■ PROMPT ■
Scan the listing below. Report each line that includes "chart".

■ DATA EXCERPT ■
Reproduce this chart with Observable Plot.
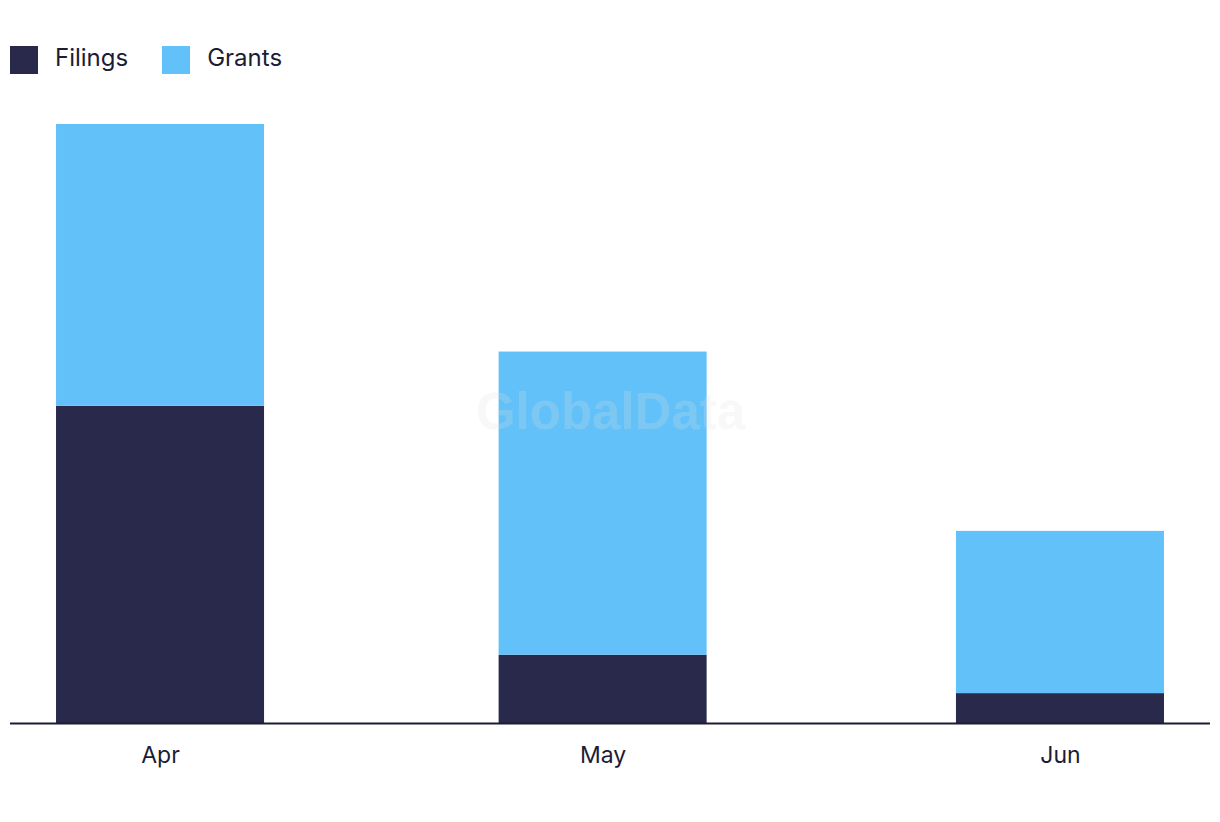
<!DOCTYPE html>
<html>
<head>
<meta charset="utf-8">
<script src="https://cdn.jsdelivr.net/npm/d3@7"></script>
<script src="https://cdn.jsdelivr.net/npm/@observablehq/plot@0.6"></script>
<style>
  html, body { margin: 0; padding: 0; background: #fff; }
  body { width: 1220px; height: 822px; overflow: hidden; font-family: Inter, "Noto Sans", sans-serif; color: #1c1c35; }
  #legend { position: absolute; left: 10px; top: 46px; display: flex; align-items: center; font-size: 24px; line-height: 28px; }
  .item { display: flex; align-items: center; margin-right: 34px; }
  .sw { width: 28px; height: 28px; margin-right: 17px; }
  .lbl { position: relative; top: -2px; }
  #chart { position: absolute; left: 0; top: 100px; }
</style>
</head>
<body>
<div id="legend"></div>
<div id="chart"></div>
<script>
const months = ["2023-04-01", "2023-05-01", "2023-06-01"];
const monthLabels = ["Apr", "May", "Jun"];
const series = ["Filings", "Grants"];
const filings = [74.3, 16, 7];
const grants = [66, 71, 38];
const colors = ["#28294b", "#62c1f9"];

const DAY = 86400000;
const dates = months.map(m => new Date(m + "T00:00:00Z"));
const halfBar = 7.05 * DAY;
const pad = 10.17 * DAY;

const rows = [];
dates.forEach((d, i) => {
  rows.push({date: d, series: "Filings", y1: 0, y2: filings[i]});
  rows.push({date: d, series: "Grants", y1: filings[i], y2: filings[i] + grants[i]});
});
const yMax = d3.max(rows, r => r.y2);

// legend
const legend = document.getElementById("legend");
series.forEach((s, i) => {
  const it = document.createElement("div");
  it.className = "item";
  it.innerHTML = `<span class="sw" style="background:${colors[i]}"></span><span class="lbl">${s}</span>`;
  legend.appendChild(it);
});

const chart = Plot.plot({
  width: 1220,
  height: 722,
  marginTop: 24,
  marginBottom: 99,
  marginLeft: 10,
  marginRight: 10,
  style: {fontFamily: "Inter, 'Noto Sans', sans-serif", background: "#fff"},
  x: {type: "utc", domain: [new Date(+dates[0] - pad), new Date(+dates[2] + pad)], axis: null},
  y: {domain: [0, yMax], axis: null},
  color: {domain: series, range: colors},
  marks: [
    Plot.rectY(rows, {
      x1: d => new Date(+d.date - halfBar),
      x2: d => new Date(+d.date + halfBar),
      y1: "y1", y2: "y2", fill: "series"
    }),
    Plot.ruleY([0], {stroke: "#1c1c35", strokeWidth: 2}),
    Plot.text(dates, {
      x: d => d, y: 0, text: (d, i) => monthLabels[i],
      dy: 32, fontSize: 23, fill: "#1c1c35", lineAnchor: "middle"
    }),
    Plot.text(["GlobalData"], {
      x: () => new Date((+dates[0] + +dates[2]) / 2), y: () => yMax / 2,
      dy: -11,
      text: d => d, fontSize: 51, fontWeight: "bold", fontFamily: "'Liberation Sans', Arial, sans-serif",
      fill: "#dddddd", fillOpacity: 0.22
    })
  ]
});
document.getElementById("chart").appendChild(chart);
</script>
</body>
</html>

■ SOLUTION ■
Reproduce this chart with Observable Plot.
  #chart { position: absolute; left: 0; top: 100px; }
<div id="chart"></div>
const chart = Plot.plot({
document.getElementById("chart").appendChild(chart);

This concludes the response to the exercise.